Given exercise
Quote every line of the data below as it stands, omitting pictures.

----- Provided data

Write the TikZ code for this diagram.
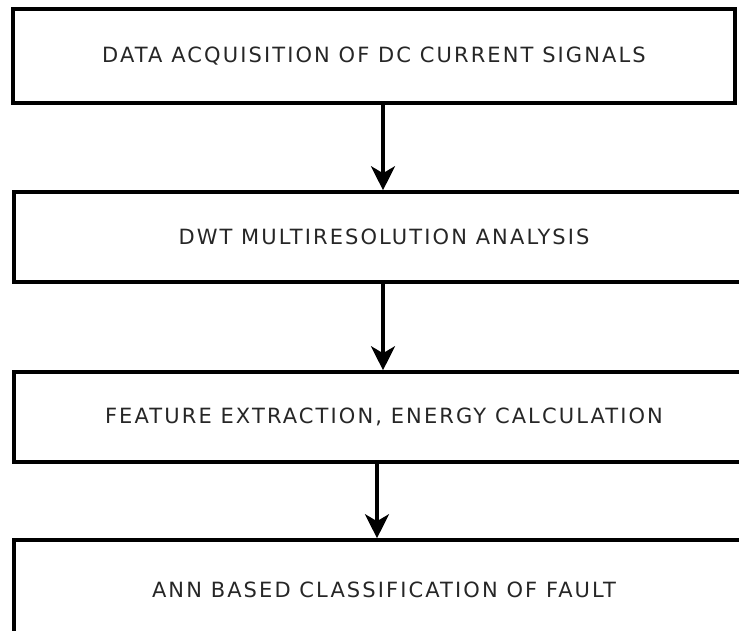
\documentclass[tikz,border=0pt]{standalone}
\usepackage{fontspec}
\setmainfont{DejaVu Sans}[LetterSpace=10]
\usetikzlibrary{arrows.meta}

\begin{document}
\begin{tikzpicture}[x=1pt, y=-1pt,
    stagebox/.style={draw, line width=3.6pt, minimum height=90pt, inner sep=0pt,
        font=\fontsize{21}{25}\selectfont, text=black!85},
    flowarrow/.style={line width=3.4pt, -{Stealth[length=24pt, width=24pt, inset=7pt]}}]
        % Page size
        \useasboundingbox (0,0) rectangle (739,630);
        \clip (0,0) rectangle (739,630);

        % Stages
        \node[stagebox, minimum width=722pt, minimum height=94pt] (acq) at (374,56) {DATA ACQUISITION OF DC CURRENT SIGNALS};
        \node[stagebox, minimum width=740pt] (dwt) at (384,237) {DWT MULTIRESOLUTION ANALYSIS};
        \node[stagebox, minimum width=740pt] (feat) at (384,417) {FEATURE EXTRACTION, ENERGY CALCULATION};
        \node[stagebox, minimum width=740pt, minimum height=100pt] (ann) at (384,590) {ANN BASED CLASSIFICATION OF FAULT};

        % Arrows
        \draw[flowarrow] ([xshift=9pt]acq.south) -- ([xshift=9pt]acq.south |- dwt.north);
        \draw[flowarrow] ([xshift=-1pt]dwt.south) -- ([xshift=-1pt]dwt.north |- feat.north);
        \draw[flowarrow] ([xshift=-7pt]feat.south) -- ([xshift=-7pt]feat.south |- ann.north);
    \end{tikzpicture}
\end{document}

----------

Complete response
Write the TikZ code for this diagram.
\documentclass[tikz,border=0pt]{standalone}
\usepackage{fontspec}
\setmainfont{DejaVu Sans}[LetterSpace=10]
\usetikzlibrary{arrows.meta}

\begin{document}
\begin{tikzpicture}[x=1pt, y=-1pt,
    stagebox/.style={draw, line width=3.6pt, minimum height=90pt, inner sep=0pt,
        font=\fontsize{21}{25}\selectfont, text=black!85},
    flowarrow/.style={line width=3.4pt, -{Stealth[length=24pt, width=24pt, inset=7pt]}}]
        % Page size
        \useasboundingbox (0,0) rectangle (739,630);
        \clip (0,0) rectangle (739,630);

        % Stages
        \node[stagebox, minimum width=722pt, minimum height=94pt] (acq) at (374,56) {DATA ACQUISITION OF DC CURRENT SIGNALS};
        \node[stagebox, minimum width=740pt] (dwt) at (384,237) {DWT MULTIRESOLUTION ANALYSIS};
        \node[stagebox, minimum width=740pt] (feat) at (384,417) {FEATURE EXTRACTION, ENERGY CALCULATION};
        \node[stagebox, minimum width=740pt, minimum height=100pt] (ann) at (384,590) {ANN BASED CLASSIFICATION OF FAULT};

        % Arrows
        \draw[flowarrow] ([xshift=9pt]acq.south) -- ([xshift=9pt]acq.south |- dwt.north);
        \draw[flowarrow] ([xshift=-1pt]dwt.south) -- ([xshift=-1pt]dwt.north |- feat.north);
        \draw[flowarrow] ([xshift=-7pt]feat.south) -- ([xshift=-7pt]feat.south |- ann.north);
    \end{tikzpicture}
\end{document}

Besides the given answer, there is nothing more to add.